The poachers, who were caught by wildlife authorities with nearly Rs.50,000 worth of ibex meat on them — a huge sum in the impoverished northern region of Gilgit-Baltistan — have been sentenced to a year in jail and fined nearly $3,900 fine. The meat, which can sell for upwards of Rs.2000 per kg in the black market, is considered a novelty.
The poachers’ kill of two protected ibex in the early hours of Sunday occurred two days after the official trophy hunting season kicked off, with a local hunter paying a $1,500 fee and traveling a full day in the snow on Friday for a much-celebrated hunt of the season’s first ibex, its horns almost four feet long.
In Pakistan’s northern areas, the hunting season lasts between November to April, generating hundreds of thousands of dollars in revenue each year while attracting big game seekers from abroad.
In Shimshal and nearby areas, the hunting culture is deeply romanticized as a sacred act for the community’s survival, and folk poetry passed down through the generations is attached to the hunt of the native ibex.

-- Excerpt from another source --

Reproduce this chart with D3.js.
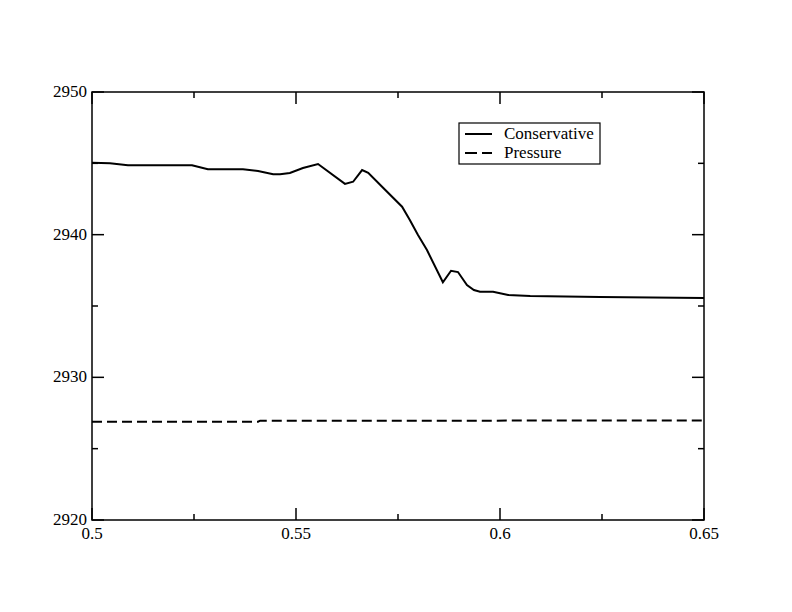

Though the popularity of the old songs is wearing off, on the night hunting season kicks off, villagers still gather and recite and sing folk poetry. One popular poem is about a local hunter asking forgiveness from a baby ibex for killing its mother.

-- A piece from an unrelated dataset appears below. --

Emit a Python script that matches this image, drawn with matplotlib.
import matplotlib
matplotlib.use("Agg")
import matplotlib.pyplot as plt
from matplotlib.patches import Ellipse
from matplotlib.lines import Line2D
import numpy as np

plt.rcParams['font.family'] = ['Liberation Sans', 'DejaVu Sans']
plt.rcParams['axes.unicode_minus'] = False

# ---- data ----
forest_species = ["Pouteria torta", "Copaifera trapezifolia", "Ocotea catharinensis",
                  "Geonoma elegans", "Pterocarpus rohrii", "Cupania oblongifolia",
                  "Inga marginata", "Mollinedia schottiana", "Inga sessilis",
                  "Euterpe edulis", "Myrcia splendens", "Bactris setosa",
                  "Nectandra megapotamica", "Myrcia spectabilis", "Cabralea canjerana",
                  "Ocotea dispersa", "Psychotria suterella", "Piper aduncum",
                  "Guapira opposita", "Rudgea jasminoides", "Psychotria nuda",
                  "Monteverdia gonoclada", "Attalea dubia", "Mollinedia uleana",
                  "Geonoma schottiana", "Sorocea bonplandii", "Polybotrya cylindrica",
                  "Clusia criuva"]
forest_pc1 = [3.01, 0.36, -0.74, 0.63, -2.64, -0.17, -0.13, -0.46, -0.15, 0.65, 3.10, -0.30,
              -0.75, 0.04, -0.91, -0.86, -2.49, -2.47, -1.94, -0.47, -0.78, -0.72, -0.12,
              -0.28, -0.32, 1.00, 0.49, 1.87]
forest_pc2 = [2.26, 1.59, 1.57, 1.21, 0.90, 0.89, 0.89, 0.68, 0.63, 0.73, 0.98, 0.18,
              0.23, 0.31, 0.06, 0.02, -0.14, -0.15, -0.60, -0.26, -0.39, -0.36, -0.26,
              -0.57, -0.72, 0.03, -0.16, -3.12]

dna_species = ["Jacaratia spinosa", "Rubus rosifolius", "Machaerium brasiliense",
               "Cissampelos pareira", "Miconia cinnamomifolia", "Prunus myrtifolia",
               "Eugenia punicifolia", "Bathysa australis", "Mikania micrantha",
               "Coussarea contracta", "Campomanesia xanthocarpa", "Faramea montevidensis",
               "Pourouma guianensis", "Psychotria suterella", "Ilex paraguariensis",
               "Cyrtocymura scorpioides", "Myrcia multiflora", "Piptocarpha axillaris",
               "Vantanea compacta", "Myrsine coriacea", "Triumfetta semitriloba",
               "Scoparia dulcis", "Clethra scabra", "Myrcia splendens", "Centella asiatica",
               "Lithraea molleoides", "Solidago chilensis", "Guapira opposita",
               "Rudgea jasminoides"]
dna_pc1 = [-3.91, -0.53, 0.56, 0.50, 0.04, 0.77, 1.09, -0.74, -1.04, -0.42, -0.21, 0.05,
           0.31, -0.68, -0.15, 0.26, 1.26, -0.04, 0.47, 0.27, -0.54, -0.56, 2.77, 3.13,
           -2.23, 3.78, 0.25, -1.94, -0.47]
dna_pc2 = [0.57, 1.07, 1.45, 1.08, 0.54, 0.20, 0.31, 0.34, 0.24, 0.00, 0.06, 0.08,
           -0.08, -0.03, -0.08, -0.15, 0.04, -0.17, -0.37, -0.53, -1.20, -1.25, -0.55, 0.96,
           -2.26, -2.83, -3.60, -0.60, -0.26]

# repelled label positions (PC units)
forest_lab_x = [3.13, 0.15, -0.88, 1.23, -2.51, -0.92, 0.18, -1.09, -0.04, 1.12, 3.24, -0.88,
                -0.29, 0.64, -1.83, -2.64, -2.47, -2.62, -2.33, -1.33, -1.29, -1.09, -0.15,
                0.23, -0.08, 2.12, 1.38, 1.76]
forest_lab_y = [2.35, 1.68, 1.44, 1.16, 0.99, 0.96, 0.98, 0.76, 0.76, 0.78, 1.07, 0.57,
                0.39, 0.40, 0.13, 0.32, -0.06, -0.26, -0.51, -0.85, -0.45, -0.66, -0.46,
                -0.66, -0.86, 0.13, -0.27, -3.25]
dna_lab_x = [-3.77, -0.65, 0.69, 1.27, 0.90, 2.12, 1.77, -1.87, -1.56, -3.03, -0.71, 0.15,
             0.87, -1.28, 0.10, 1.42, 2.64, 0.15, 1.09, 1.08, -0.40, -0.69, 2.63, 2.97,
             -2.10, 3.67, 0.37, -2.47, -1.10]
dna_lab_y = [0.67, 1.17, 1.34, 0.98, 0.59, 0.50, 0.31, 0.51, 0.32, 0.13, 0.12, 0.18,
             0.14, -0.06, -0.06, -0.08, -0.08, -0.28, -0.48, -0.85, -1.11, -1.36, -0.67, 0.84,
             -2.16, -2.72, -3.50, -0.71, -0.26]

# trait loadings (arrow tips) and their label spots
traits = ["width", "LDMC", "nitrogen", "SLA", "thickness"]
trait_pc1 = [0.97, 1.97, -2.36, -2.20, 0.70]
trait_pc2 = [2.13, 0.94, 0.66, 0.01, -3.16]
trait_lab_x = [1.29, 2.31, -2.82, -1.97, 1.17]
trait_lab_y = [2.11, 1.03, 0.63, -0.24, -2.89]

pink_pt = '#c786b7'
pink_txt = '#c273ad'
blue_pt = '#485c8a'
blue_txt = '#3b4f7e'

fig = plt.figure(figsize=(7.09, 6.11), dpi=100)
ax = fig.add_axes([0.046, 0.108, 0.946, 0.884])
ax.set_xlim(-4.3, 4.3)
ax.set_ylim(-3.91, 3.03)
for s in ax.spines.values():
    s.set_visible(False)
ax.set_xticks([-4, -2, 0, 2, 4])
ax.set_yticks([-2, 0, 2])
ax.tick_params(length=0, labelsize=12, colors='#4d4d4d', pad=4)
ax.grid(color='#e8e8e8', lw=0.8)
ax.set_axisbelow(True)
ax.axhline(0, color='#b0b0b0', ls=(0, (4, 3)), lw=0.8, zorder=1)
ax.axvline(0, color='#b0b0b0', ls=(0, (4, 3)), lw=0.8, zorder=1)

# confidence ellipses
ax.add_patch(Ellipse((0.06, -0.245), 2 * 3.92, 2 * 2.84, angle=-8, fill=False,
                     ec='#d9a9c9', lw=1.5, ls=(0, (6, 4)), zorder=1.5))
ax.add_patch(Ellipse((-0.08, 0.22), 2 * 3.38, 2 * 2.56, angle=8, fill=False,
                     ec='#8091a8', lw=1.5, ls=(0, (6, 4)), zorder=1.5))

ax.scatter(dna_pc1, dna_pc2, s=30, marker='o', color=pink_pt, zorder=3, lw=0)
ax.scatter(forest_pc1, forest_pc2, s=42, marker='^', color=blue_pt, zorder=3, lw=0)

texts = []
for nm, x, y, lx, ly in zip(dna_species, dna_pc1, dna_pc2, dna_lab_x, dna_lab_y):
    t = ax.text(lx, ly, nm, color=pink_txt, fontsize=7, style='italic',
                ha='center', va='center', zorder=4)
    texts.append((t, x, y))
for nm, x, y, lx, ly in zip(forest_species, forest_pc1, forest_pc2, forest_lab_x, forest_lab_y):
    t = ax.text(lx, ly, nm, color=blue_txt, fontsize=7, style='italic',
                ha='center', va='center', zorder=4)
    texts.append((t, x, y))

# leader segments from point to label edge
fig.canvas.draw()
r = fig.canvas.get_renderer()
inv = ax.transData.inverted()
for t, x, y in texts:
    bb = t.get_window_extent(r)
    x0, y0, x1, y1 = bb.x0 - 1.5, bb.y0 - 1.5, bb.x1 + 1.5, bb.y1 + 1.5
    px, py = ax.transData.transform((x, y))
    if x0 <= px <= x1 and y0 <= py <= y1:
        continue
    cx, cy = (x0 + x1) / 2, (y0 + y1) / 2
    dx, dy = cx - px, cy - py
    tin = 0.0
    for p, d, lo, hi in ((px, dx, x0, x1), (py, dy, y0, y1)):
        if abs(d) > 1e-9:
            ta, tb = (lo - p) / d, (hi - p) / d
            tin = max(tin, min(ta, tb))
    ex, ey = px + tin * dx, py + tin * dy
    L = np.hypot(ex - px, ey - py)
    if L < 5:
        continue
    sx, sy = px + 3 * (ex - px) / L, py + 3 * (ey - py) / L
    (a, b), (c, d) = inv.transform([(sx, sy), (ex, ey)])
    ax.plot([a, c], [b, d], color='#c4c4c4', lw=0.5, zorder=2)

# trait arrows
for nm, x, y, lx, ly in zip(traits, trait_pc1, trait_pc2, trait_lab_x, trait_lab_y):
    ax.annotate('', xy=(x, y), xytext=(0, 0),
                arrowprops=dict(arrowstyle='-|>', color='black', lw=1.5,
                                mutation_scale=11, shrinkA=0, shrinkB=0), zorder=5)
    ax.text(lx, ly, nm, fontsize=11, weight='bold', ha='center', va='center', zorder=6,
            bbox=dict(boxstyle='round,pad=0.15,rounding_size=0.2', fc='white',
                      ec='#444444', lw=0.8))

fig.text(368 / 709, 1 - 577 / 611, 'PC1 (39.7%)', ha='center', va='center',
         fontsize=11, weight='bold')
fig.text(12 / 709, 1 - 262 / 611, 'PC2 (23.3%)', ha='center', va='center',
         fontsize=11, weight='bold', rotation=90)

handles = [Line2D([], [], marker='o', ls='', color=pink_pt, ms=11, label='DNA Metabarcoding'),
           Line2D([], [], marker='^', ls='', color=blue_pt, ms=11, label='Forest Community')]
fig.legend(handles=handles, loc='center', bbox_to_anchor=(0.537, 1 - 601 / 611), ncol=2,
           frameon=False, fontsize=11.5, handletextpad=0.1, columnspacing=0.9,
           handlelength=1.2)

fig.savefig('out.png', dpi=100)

More than $18 million have so far been generated from the trophy hunting scheme since 1998, which includes permits to hunt Markhor, blue sheep, ibex and urial among other rare species, according to Zakir Hussain, chief conservator for forests in Gilgit-Baltistan.

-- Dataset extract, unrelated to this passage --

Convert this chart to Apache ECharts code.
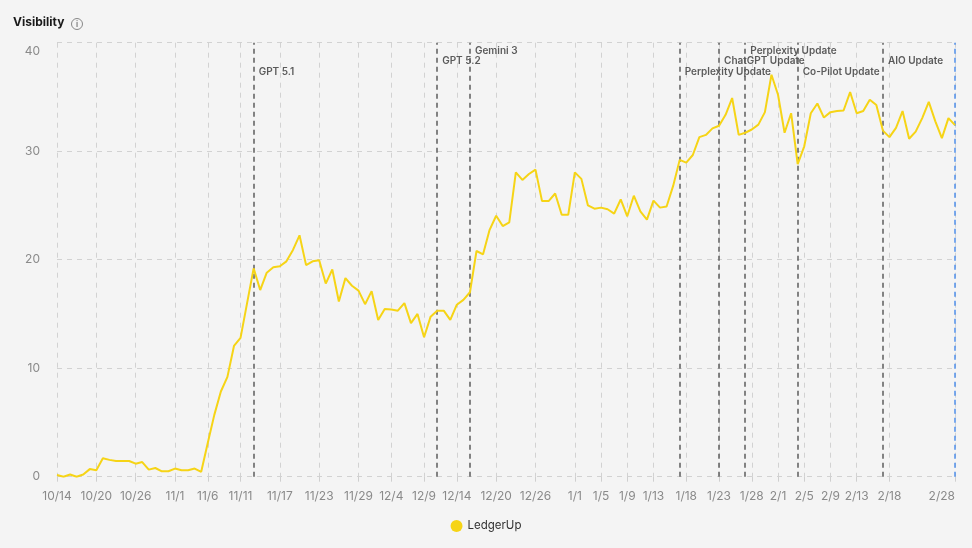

For the current season, the wildlife department has auctioned four permits for the Astore Markhor, 18 for Blue Sheep and 150 for Himalayan ibexes.
The hunting and conservation go hand in hand, and by making it expensive to procure hunting licenses, authorities have been successful in ensuring that the number of endangered and semi-endangered animals has risen by the thousands in the last two decades.
Locals are personally invested in the conservation of the wild animals because a huge chunk of the hunting license fee goes toward the rehabilitation of communities and an illegal hunt is viewed as a direct attack on their revenues.
“Most of the funds generated from the auction are spent on agriculture projects in the area which helps locals to live a happy life in Gilgit Baltistan,” Zulfiqar Ali, vice chairman of the Shimshal Nature Trust and a veteran conservationist, told Arab News.
Eighty percent of the money received from the trophy hunting program goes to local communities to spend on education, health and development projects, he said. The remaining 20 percent of the money is deposited in the government exchequer.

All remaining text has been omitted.